The Federal Reserve is already picking up signs that the threat of a trade war is causing businesses to rethink investment plans. In the minutes from its June 12-13 meeting, the Fed's policymaking committee noted: "Contacts in some districts indicated that plans for capital spending had been scaled back or postponed as a result of uncertainty over trade policy,"
And if Trump extends the tariffs to $550 billion in Chinese imports, there's no way consumers could avoid being caught in the crossfire: The taxes would have to hit consumer products like televisions and cellphones.
Consider what happened to the price of washing machines that were subjected to a separate series of Trump tariffs in January. Over the past year, their price has surged more than 8 percent, compared with a slight drop in overall appliance prices.
Even the first round of tariffs means that "American consumers are one step closer to feeling the full effects of a trade war," said Matthew Shay, president of the National Retail Federation.

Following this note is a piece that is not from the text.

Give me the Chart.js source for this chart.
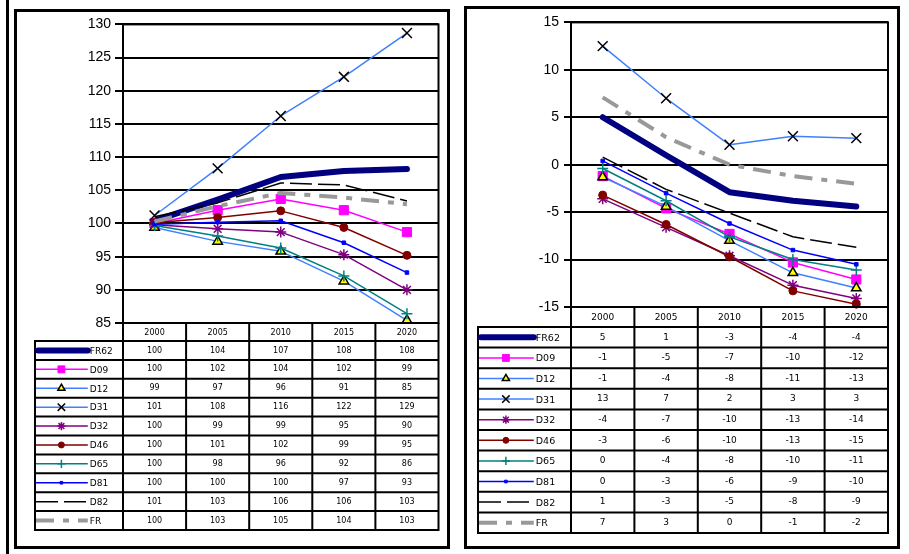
<!DOCTYPE html>
<html>
<head>
<meta charset="utf-8">
<title>FR62 - indices et ecarts</title>
<script src="https://cdn.jsdelivr.net/npm/chart.js@4.4.1/dist/chart.umd.min.js"></script>
<style>
  body { margin: 0; width: 909px; height: 554px; background: #fff; position: relative; overflow: hidden; }
  .box { position: absolute; border: 3px solid #000; box-sizing: border-box; }
  canvas { position: absolute; }
</style>
</head>
<body>
<div class="box" style="left:6px;top:-10px;width:3px;height:580px;border-width:0 0 0 3px"></div>
<div class="box" style="left:14px;top:9px;width:436px;height:540px"></div>
<div class="box" style="left:464px;top:6px;width:436px;height:543px"></div>
<canvas id="chart_index" width="430" height="534" style="left:17px;top:12px;width:430px;height:534px"></canvas>
<canvas id="chart_gap" width="430" height="537" style="left:467px;top:9px;width:430px;height:537px"></canvas>
<script>
// categories
const years = ["2000", "2005", "2010", "2015", "2020"];
const seriesNames = ["FR62", "D09", "D12", "D31", "D32", "D46", "D65", "D81", "D82", "FR"];

// left chart : index
const fr62Index = [100.4, 103.6, 107.0, 107.9, 108.2];
const d09Index  = [100.0, 102.0, 103.7, 102.0, 98.7];
const d12Index  = [99.4, 97.3, 95.8, 91.3, 85.4];
const d31Index  = [101.2, 108.3, 116.2, 122.1, 128.7];
const d32Index  = [99.8, 99.2, 98.7, 95.3, 90.0];
const d46Index  = [100.1, 100.9, 101.9, 99.4, 95.2];
const d65Index  = [99.7, 98.1, 96.3, 92.1, 86.4];
const d81Index  = [99.9, 100.2, 100.4, 97.1, 92.6];
const d82Index  = [101.0, 103.1, 106.1, 105.8, 103.4];
const frIndex   = [100.3, 102.6, 104.6, 103.9, 102.9];

// right chart : gaps
const fr62Gap = [5.0, 1.0, -2.9, -3.8, -4.4];
const d09Gap  = [-1.2, -4.6, -7.3, -10.3, -12.1];
const d12Gap  = [-1.3, -4.4, -8.0, -11.4, -13.0];
const d31Gap  = [12.5, 7.0, 2.1, 3.0, 2.8];
const d32Gap  = [-3.6, -6.6, -9.6, -12.7, -14.1];
const d46Gap  = [-3.2, -6.3, -9.7, -13.3, -14.7];
const d65Gap  = [-0.4, -3.8, -7.6, -10.0, -11.1];
const d81Gap  = [0.4, -3.0, -6.2, -9.0, -10.5];
const d82Gap  = [0.8, -2.6, -5.1, -7.6, -8.7];
const frGap   = [7.1, 2.9, 0.0, -1.2, -2.0];

// y tick labels
const indexTicks = [85, 90, 95, 100, 105, 110, 115, 120, 125, 130];
const gapTicks = [-15, -10, -5, 0, 5, 10, 15];

// line / marker look per series (same order as seriesNames)
const seriesStyles = [
  { color: "#000080", width: 6 },
  { color: "#ff00ff", width: 1.5, point: "rect", radius: 6.5, fill: "#ff00ff", edge: "#ff00ff", edgeWidth: 1 },
  { color: "#4080ff", width: 1.5, point: "triangle", radius: 5.5, fill: "#ffff00", edge: "#000", edgeWidth: 1.5 },
  { color: "#4080ff", width: 1.5, point: "crossRot", radius: 7, fill: "#000", edge: "#000", edgeWidth: 1.5 },
  { color: "#800080", width: 1.5, point: "star", radius: 5.5, fill: "#800080", edge: "#800080", edgeWidth: 1.5 },
  { color: "#800000", width: 1.5, point: "circle", radius: 4, fill: "#800000", edge: "#800000", edgeWidth: 1 },
  { color: "#008080", width: 1.5, point: "cross", radius: 5.5, fill: "#008080", edge: "#008080", edgeWidth: 1.5 },
  { color: "#0000ff", width: 1.5, point: "rect", radius: 2.5, fill: "#0000ff", edge: "#0000ff", edgeWidth: 1 },
  { color: "#000000", width: 1.5, dash: [22, 6] },
  { color: "#999999", width: 4, dash: [18, 9, 6, 9] },
];

function buildDatasets(valueLists) {
  return valueLists.map((values, i) => {
    const st = seriesStyles[i];
    return {
      label: seriesNames[i],
      data: values,
      borderColor: st.color,
      borderWidth: st.width,
      borderDash: st.dash || [],
      borderCapStyle: st.width > 4 ? "round" : "butt",
      borderJoinStyle: "round",
      pointStyle: st.point || "circle",
      pointRadius: st.point ? st.radius : 0,
      pointHoverRadius: st.point ? st.radius : 0,
      pointBackgroundColor: st.fill || st.color,
      pointBorderColor: st.edge || st.color,
      pointBorderWidth: st.edgeWidth || 1,
      tension: 0,
      clip: 8,
      order: valueLists.length - i,
    };
  });
}

// draws the frame of the plot and the data table under it
const dataTable = {
  id: "dataTable",
  afterDraw(chart, args, opts) {
    const { ctx, chartArea: area, scales: { x } } = chart;
    const colW = x.getPixelForValue(1) - x.getPixelForValue(0);
    const edges = years.map((_, i) => x.getPixelForValue(i) - colW / 2);
    edges.push(area.right);
    const rowsTop = area.bottom + opts.headH;
    const rowsBottom = rowsTop + opts.rowH * seriesNames.length;
    const keyLen = (area.left - opts.legLeft) * 0.6;

    ctx.save();
    ctx.strokeStyle = "#000";
    ctx.lineWidth = 2;
    ctx.strokeRect(area.left, area.top, area.width, area.height);

    ctx.beginPath();
    edges.forEach(ex => { ctx.moveTo(ex, area.bottom); ctx.lineTo(ex, rowsBottom); });
    ctx.moveTo(opts.legLeft, rowsTop);
    ctx.lineTo(opts.legLeft, rowsBottom);
    for (let r = 0; r <= seriesNames.length; r++) {
      const ry = rowsTop + r * opts.rowH;
      ctx.moveTo(opts.legLeft - 1, ry);
      ctx.lineTo(area.right + 1, ry);
    }
    ctx.stroke();

    ctx.fillStyle = "#000";
    ctx.textAlign = "center";
    ctx.textBaseline = "middle";
    ctx.font = opts.numSize + "px 'DejaVu Sans'";
    years.forEach((yr, i) => ctx.fillText(yr, x.getPixelForValue(i), area.bottom + opts.headH / 2 + 1));

    chart.data.datasets.forEach((ds, r) => {
      const cy = rowsTop + (r + 0.5) * opts.rowH;
      ctx.fillStyle = "#000";
      ctx.textAlign = "center";
      ctx.font = opts.numSize + "px 'DejaVu Sans'";
      ds.data.forEach((v, i) => ctx.fillText(String(Math.round(v)), x.getPixelForValue(i), cy));

      // legend key
      ctx.save();
      ctx.strokeStyle = ds.borderColor;
      ctx.lineWidth = ds.borderWidth;
      ctx.lineCap = ds.borderCapStyle;
      ctx.setLineDash(ds.borderDash);
      ctx.beginPath();
      ctx.moveTo(opts.legLeft + 1 + (ds.borderWidth > 4 ? 2 : 0), cy);
      ctx.lineTo(opts.legLeft + keyLen, cy);
      ctx.stroke();
      ctx.setLineDash([]);
      if (ds.pointRadius > 0) {
        ctx.fillStyle = ds.pointBackgroundColor;
        ctx.strokeStyle = ds.pointBorderColor;
        ctx.lineWidth = ds.pointBorderWidth;
        Chart.helpers.drawPoint(ctx, {
          pointStyle: ds.pointStyle,
          radius: ds.pointRadius * 0.75,
          borderWidth: ds.pointBorderWidth,
          rotation: 0,
        }, opts.legLeft + keyLen / 2, cy);
      }
      ctx.restore();

      ctx.fillStyle = "#000";
      ctx.textAlign = "left";
      ctx.font = opts.labelSize + "px 'DejaVu Sans'";
      ctx.fillText(ds.label, opts.legLeft + keyLen + 2, cy + 1);
    });
    ctx.restore();
  }
};

function makeChart(canvasId, valueLists, ticks, layout) {
  return new Chart(document.getElementById(canvasId), {
    type: "line",
    data: { labels: years, datasets: buildDatasets(valueLists) },
    options: {
      responsive: false,
      animation: false,
      devicePixelRatio: 1,
      layout: { padding: { top: layout.top, right: layout.right, left: 0, bottom: 0 } },
      scales: {
        x: {
          offset: true,
          grid: { display: false },
          border: { display: false },
          ticks: { display: false },
          afterFit(scale) { scale.height = layout.bottom; },
        },
        y: {
          min: ticks[0],
          max: ticks[ticks.length - 1],
          ticks: {
            stepSize: ticks[1] - ticks[0],
            color: "#000",
            padding: layout.tickPad,
            font: { family: "'Liberation Sans', Arial", size: 14 },
          },
          grid: { color: "#000", lineWidth: 2, tickLength: layout.tickLen },
          border: { color: "#000", width: 2 },
          afterFit(scale) { scale.width = layout.axisW; },
        },
      },
      plugins: {
        legend: { display: false },
        tooltip: { enabled: false },
        dataTable: layout.table,
      },
    },
    plugins: [dataTable],
  });
}

makeChart("chart_index",
  [fr62Index, d09Index, d12Index, d31Index, d32Index, d46Index, d65Index, d81Index, d82Index, frIndex],
  indexTicks,
  { top: 9, right: 6, bottom: 223, axisW: 106, tickLen: 8, tickPad: 4,
    table: { headH: 18, rowH: 18.9, legLeft: 18, numSize: 8, labelSize: 9 } });

makeChart("chart_gap",
  [fr62Gap, d09Gap, d12Gap, d31Gap, d32Gap, d46Gap, d65Gap, d81Gap, d82Gap, frGap],
  gapTicks,
  { top: 10, right: 9, bottom: 239, axisW: 104, tickLen: 7, tickPad: 5,
    table: { headH: 20, rowH: 20.6, legLeft: 11, numSize: 9, labelSize: 9.5 } });
</script>
</body>
</html>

"These tariffs will do nothing to protect U.S. jobs, but they will undermine the benefits of tax reform and drive up prices for a wide range of products as diverse as tool sets, batteries, remote controls, flash drives and thermostats," Shay said. "And students could pay more for the mini-refrigerator they need in their dorm room as they head back to college this fall... a strategy based on unilateral tariffs is the wrong approach, and it has to stop."